> What needs to be done
Retype only the lines running from the line that contains "What TikZ code" to the line that contains "(button.east |- 0,464);", inclusive, and leave the pictures behind.

Plotting code records:
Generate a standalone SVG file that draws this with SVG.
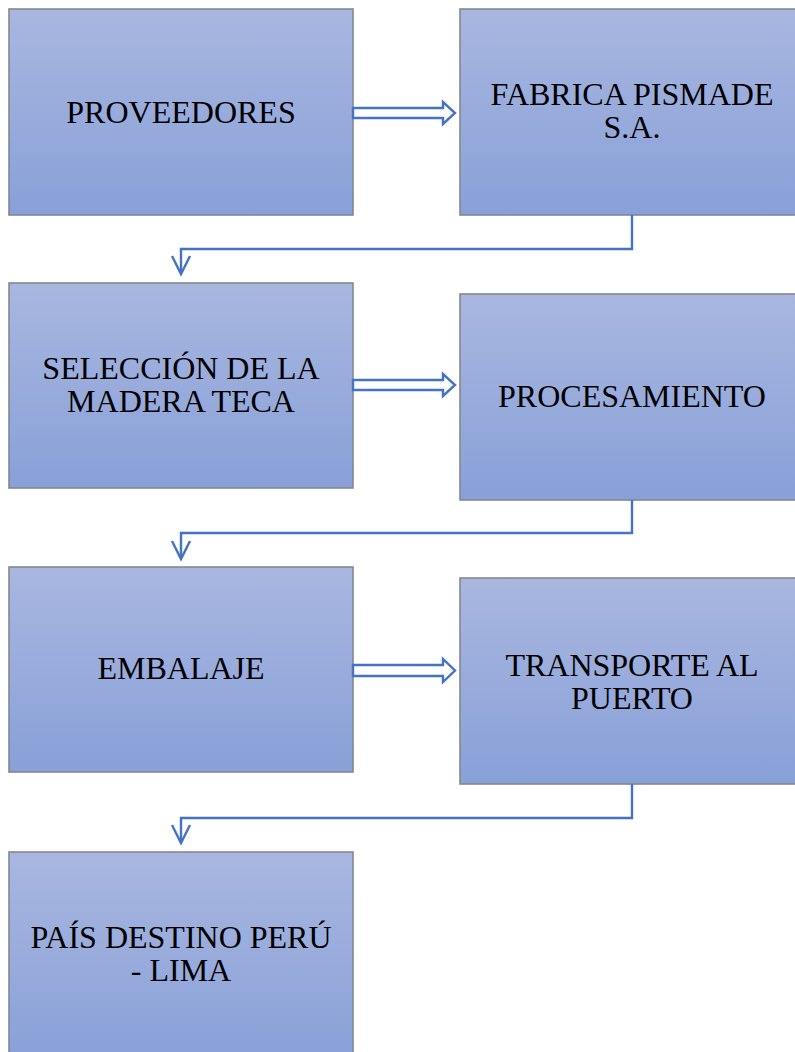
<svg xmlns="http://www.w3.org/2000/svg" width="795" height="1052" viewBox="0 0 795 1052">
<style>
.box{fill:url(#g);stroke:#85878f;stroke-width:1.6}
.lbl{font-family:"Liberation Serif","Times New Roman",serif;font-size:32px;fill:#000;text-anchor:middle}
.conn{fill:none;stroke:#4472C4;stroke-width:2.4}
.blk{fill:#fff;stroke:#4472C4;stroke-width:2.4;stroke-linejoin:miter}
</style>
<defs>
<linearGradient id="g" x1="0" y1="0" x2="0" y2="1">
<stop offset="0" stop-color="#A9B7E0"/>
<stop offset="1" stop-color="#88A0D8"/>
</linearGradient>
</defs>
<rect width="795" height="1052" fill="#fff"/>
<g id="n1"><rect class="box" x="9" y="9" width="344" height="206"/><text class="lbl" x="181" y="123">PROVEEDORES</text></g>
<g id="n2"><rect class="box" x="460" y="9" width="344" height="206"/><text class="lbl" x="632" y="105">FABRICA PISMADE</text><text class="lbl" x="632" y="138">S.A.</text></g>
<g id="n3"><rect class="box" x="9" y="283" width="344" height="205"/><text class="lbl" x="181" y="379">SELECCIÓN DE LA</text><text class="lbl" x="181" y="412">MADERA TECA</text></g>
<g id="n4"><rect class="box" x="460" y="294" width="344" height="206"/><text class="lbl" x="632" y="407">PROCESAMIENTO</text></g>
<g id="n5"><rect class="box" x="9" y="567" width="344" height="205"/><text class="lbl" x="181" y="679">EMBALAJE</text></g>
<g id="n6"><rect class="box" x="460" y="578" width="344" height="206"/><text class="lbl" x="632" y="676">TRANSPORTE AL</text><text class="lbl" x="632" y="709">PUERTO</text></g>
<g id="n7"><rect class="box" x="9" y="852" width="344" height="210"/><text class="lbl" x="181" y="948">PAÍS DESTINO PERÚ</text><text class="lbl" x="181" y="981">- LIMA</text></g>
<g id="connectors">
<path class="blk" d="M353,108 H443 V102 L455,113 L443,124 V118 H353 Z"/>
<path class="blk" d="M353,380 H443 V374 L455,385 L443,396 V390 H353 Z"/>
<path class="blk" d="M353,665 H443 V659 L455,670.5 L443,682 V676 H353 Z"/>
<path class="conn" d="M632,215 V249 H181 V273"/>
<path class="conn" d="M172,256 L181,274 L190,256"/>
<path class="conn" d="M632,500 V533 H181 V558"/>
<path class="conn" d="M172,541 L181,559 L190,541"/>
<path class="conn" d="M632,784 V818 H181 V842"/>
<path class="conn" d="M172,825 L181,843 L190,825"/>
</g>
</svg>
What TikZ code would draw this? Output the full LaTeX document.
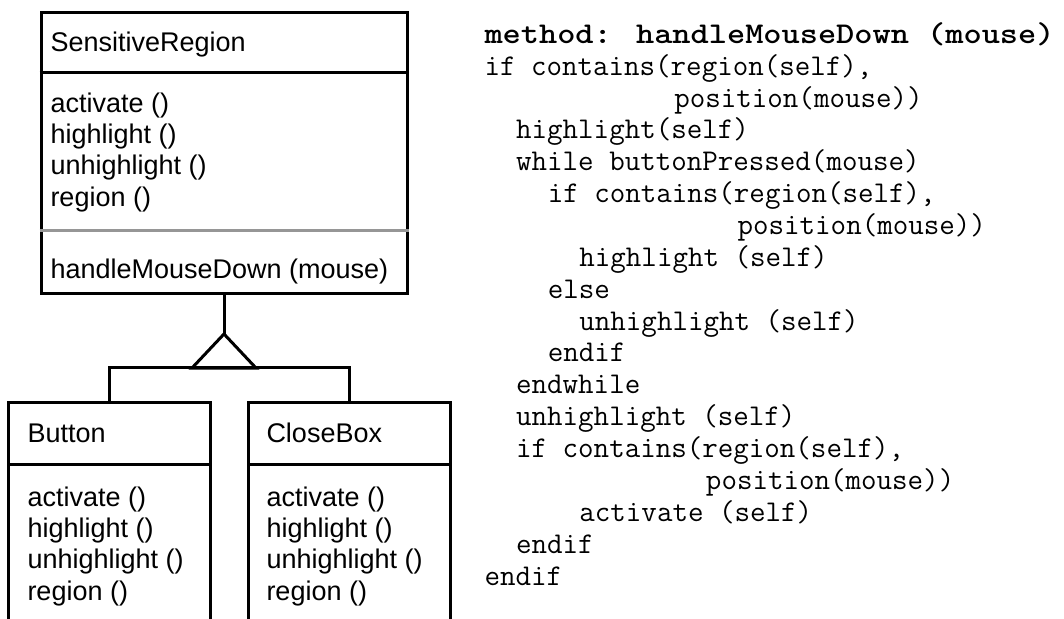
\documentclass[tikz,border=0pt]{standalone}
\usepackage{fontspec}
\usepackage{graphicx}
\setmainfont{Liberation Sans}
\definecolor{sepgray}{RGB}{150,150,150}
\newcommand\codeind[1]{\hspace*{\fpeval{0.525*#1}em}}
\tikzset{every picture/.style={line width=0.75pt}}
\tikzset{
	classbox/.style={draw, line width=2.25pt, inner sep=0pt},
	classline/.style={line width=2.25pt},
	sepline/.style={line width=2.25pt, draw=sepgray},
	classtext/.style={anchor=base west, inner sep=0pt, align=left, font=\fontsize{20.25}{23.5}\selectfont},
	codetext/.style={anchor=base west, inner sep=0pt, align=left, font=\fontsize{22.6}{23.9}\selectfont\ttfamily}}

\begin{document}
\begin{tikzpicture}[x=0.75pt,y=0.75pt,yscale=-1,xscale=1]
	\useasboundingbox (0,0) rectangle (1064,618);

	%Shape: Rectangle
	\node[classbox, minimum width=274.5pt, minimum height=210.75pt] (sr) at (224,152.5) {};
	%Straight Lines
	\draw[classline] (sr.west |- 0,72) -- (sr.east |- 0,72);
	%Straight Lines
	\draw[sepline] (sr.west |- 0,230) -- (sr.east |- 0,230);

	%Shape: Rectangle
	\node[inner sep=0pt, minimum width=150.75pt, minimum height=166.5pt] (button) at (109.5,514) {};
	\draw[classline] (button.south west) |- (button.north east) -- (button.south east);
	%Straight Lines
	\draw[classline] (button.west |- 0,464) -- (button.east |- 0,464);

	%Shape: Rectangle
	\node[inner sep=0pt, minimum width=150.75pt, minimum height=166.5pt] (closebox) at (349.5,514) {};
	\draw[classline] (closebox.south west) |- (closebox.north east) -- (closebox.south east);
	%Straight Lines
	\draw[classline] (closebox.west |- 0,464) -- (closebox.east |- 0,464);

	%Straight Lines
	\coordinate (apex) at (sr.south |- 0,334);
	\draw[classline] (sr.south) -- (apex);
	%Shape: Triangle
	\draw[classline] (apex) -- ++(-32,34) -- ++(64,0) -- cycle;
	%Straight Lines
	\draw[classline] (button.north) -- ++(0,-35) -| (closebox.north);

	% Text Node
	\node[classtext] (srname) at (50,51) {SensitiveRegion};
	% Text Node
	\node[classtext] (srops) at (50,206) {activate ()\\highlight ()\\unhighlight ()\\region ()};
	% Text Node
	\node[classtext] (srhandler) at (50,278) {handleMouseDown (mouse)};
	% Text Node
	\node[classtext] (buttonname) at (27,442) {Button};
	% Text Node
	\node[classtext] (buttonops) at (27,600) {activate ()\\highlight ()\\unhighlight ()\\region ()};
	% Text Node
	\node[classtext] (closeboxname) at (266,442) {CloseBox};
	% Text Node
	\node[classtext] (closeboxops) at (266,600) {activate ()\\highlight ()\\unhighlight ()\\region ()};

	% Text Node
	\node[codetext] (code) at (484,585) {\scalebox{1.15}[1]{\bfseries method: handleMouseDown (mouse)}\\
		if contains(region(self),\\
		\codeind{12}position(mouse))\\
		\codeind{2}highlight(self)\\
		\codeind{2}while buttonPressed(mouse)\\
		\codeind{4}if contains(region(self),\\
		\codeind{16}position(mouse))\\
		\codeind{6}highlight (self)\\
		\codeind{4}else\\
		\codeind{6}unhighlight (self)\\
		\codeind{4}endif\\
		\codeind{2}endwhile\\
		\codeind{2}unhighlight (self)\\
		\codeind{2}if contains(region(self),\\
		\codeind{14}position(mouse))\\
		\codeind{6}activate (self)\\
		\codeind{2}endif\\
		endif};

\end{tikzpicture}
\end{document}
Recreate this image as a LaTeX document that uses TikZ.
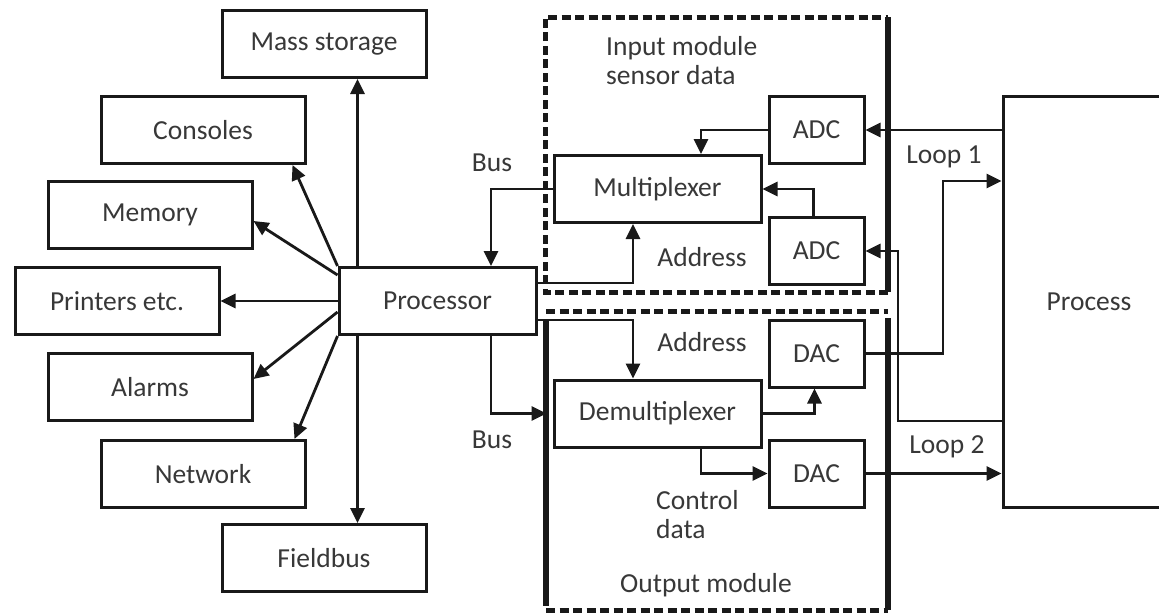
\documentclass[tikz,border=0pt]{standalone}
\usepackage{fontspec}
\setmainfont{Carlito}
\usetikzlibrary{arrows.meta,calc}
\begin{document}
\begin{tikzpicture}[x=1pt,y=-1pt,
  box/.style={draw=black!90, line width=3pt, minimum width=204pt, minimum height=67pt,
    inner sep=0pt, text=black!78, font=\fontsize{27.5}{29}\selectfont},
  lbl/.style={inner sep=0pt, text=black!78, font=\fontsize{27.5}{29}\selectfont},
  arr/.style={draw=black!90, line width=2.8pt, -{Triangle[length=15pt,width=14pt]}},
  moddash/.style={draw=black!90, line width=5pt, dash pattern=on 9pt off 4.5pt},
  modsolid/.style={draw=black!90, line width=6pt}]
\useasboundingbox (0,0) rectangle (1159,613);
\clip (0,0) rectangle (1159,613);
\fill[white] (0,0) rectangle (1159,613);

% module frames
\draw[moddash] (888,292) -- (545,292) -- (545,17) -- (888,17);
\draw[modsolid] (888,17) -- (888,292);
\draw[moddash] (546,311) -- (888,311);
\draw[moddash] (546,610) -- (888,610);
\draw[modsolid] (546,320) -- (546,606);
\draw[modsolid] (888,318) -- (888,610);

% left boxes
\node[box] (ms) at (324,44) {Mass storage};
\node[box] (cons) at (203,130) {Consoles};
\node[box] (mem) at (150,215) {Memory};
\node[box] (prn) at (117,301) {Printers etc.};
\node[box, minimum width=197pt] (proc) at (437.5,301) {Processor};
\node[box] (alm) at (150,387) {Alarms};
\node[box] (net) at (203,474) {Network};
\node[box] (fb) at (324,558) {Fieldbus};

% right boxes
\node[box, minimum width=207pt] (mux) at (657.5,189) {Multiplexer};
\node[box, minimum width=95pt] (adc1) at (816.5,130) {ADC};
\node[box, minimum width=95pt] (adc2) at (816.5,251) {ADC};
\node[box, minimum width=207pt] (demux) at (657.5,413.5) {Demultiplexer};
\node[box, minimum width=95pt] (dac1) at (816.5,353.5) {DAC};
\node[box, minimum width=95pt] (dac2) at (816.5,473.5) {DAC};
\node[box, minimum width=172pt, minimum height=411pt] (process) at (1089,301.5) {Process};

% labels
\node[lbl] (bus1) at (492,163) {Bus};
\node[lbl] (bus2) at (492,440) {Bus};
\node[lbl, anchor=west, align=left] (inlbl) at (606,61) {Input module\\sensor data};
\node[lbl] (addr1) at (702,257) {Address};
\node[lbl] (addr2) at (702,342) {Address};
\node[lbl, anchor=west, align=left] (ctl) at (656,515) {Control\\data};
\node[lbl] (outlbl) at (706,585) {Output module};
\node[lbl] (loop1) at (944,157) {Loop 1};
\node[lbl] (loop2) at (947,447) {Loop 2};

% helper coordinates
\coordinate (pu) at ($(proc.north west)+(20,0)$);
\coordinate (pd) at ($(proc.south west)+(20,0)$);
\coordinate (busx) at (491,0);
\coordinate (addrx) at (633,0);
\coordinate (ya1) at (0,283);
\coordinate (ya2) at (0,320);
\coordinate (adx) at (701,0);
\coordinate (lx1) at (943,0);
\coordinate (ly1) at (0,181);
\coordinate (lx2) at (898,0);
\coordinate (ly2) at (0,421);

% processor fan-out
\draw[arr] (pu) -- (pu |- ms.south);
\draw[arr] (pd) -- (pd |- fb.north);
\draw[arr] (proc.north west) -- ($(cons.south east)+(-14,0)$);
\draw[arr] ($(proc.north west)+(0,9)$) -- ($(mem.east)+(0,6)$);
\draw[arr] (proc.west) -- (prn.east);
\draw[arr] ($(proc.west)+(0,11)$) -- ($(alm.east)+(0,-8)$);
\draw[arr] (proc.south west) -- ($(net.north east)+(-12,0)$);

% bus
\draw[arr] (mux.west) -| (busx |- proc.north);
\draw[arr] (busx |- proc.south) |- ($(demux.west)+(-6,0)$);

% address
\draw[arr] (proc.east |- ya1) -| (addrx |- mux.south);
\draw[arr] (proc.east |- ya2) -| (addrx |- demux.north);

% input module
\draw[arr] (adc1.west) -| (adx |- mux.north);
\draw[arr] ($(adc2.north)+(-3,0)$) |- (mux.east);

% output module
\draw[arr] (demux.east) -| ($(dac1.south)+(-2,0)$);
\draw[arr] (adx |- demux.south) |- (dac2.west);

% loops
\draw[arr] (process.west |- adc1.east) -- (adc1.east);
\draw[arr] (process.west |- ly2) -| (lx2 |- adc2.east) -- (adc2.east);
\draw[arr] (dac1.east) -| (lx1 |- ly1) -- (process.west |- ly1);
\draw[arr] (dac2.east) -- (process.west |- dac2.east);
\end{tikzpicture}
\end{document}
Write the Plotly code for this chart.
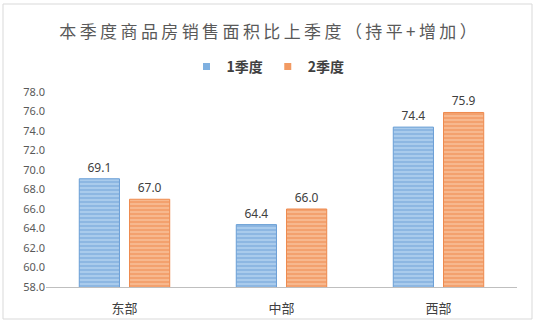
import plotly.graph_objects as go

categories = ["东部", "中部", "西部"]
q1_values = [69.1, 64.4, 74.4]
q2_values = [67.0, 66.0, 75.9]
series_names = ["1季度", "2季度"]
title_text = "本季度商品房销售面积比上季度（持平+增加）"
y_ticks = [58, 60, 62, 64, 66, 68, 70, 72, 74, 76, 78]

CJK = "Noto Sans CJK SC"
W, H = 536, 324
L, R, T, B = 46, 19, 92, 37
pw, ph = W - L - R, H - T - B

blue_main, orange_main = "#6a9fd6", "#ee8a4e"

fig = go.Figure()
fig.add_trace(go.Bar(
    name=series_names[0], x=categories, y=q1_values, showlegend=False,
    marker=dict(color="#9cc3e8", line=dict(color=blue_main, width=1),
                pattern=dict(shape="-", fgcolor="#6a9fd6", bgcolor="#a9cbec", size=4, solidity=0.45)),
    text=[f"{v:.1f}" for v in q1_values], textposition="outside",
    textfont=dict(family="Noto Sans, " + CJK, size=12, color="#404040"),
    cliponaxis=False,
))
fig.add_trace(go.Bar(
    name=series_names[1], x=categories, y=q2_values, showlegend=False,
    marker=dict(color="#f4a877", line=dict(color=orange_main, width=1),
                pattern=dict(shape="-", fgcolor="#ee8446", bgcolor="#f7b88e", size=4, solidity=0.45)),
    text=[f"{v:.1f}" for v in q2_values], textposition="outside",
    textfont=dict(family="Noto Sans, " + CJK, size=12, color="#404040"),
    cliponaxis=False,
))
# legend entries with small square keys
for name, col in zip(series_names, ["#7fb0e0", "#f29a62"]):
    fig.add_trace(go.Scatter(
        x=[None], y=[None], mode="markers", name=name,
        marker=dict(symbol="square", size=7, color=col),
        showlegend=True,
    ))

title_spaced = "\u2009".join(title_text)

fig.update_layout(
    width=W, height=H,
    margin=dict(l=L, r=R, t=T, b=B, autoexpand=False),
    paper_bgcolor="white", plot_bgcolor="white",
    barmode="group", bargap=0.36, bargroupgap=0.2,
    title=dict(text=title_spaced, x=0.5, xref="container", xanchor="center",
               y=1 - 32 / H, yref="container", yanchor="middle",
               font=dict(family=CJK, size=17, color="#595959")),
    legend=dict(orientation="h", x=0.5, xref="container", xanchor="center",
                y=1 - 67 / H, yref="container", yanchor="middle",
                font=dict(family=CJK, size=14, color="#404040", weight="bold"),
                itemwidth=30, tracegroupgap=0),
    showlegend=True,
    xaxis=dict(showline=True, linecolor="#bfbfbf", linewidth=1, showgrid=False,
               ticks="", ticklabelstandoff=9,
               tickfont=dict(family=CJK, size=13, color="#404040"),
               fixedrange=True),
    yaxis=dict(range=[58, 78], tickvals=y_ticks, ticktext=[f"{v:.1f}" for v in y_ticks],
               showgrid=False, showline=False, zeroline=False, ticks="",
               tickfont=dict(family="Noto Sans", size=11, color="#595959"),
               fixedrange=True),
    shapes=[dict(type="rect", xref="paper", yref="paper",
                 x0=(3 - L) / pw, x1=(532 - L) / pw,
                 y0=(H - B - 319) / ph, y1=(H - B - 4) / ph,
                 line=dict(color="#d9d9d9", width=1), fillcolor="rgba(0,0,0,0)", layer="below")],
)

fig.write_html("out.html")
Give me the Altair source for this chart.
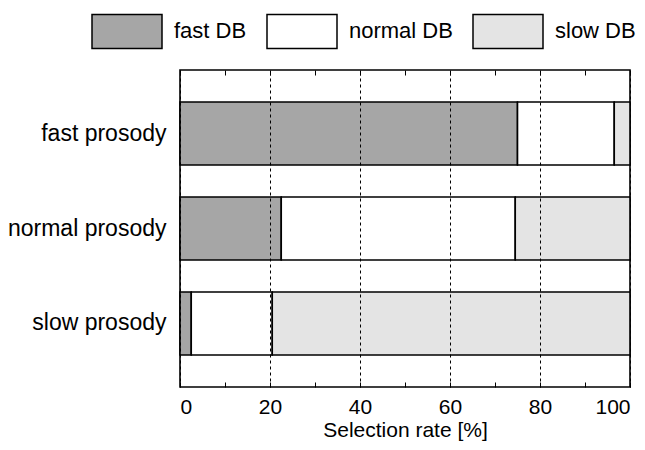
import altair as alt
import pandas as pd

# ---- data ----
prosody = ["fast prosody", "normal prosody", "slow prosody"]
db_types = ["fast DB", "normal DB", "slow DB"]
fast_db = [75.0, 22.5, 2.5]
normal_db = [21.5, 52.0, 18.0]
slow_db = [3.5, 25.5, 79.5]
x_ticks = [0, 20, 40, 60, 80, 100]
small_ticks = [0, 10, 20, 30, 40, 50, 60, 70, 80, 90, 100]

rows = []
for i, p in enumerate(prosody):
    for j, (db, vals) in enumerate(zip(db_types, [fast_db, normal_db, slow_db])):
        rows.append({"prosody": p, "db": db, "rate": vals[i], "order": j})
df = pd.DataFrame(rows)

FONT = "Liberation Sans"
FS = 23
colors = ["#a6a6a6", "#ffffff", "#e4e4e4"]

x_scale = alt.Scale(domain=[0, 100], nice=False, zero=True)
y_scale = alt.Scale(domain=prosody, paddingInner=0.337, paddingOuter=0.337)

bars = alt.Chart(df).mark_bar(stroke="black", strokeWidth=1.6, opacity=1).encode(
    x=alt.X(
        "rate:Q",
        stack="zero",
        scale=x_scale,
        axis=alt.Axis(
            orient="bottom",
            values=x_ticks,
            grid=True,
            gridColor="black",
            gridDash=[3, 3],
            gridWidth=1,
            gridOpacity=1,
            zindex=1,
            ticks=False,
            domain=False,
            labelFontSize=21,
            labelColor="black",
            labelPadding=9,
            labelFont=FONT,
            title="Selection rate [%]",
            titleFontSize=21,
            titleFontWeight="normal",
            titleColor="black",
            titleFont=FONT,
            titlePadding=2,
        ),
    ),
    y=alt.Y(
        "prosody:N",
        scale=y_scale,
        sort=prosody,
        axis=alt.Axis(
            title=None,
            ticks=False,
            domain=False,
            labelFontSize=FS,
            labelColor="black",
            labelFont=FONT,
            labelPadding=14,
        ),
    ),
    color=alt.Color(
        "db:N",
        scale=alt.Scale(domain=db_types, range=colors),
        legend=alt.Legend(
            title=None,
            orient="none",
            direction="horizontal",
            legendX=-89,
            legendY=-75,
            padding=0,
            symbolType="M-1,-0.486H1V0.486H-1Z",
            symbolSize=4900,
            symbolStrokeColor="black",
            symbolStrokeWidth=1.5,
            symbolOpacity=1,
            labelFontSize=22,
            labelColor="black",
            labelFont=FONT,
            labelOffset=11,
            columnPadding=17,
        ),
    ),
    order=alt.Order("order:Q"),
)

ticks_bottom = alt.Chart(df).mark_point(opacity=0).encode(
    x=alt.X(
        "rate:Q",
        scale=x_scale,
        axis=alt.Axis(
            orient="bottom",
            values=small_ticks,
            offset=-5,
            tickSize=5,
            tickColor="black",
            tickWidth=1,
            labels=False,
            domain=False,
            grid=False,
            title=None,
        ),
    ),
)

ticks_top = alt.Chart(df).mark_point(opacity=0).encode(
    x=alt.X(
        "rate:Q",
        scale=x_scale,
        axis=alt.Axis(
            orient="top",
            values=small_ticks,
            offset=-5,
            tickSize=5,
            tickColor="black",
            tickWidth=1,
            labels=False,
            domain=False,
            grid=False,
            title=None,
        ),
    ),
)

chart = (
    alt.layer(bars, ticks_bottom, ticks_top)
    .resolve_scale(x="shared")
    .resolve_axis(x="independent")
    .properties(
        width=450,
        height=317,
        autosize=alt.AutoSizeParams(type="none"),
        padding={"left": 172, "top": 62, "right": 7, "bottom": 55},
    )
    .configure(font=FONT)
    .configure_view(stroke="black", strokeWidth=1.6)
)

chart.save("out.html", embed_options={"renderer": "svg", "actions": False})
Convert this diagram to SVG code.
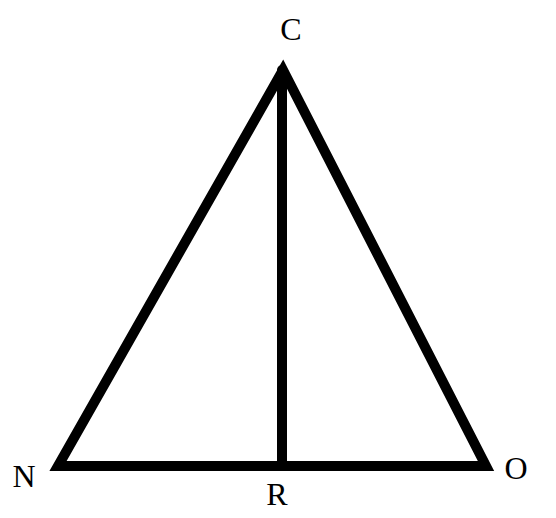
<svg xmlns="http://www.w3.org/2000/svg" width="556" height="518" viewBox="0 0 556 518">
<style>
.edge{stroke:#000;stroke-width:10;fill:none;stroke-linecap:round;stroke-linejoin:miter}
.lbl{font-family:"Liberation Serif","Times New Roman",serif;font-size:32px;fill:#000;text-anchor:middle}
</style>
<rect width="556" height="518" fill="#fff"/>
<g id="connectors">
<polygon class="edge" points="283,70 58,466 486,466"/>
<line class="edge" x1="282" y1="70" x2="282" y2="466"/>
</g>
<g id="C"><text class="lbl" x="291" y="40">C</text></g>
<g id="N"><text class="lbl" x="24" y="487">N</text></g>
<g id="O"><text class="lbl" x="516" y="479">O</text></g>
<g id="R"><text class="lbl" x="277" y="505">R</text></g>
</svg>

> Exercise result
What TikZ code would draw this? Output the full LaTeX document.
\documentclass[tikz,border=0pt]{standalone}
\usepackage{fontspec}
\usepackage{graphicx}
\setmainfont{Liberation Sans}
\definecolor{sepgray}{RGB}{150,150,150}
\newcommand\codeind[1]{\hspace*{\fpeval{0.525*#1}em}}
\tikzset{every picture/.style={line width=0.75pt}}
\tikzset{
	classbox/.style={draw, line width=2.25pt, inner sep=0pt},
	classline/.style={line width=2.25pt},
	sepline/.style={line width=2.25pt, draw=sepgray},
	classtext/.style={anchor=base west, inner sep=0pt, align=left, font=\fontsize{20.25}{23.5}\selectfont},
	codetext/.style={anchor=base west, inner sep=0pt, align=left, font=\fontsize{22.6}{23.9}\selectfont\ttfamily}}

\begin{document}
\begin{tikzpicture}[x=0.75pt,y=0.75pt,yscale=-1,xscale=1]
	\useasboundingbox (0,0) rectangle (1064,618);

	%Shape: Rectangle
	\node[classbox, minimum width=274.5pt, minimum height=210.75pt] (sr) at (224,152.5) {};
	%Straight Lines
	\draw[classline] (sr.west |- 0,72) -- (sr.east |- 0,72);
	%Straight Lines
	\draw[sepline] (sr.west |- 0,230) -- (sr.east |- 0,230);

	%Shape: Rectangle
	\node[inner sep=0pt, minimum width=150.75pt, minimum height=166.5pt] (button) at (109.5,514) {};
	\draw[classline] (button.south west) |- (button.north east) -- (button.south east);
	%Straight Lines
	\draw[classline] (button.west |- 0,464) -- (button.east |- 0,464);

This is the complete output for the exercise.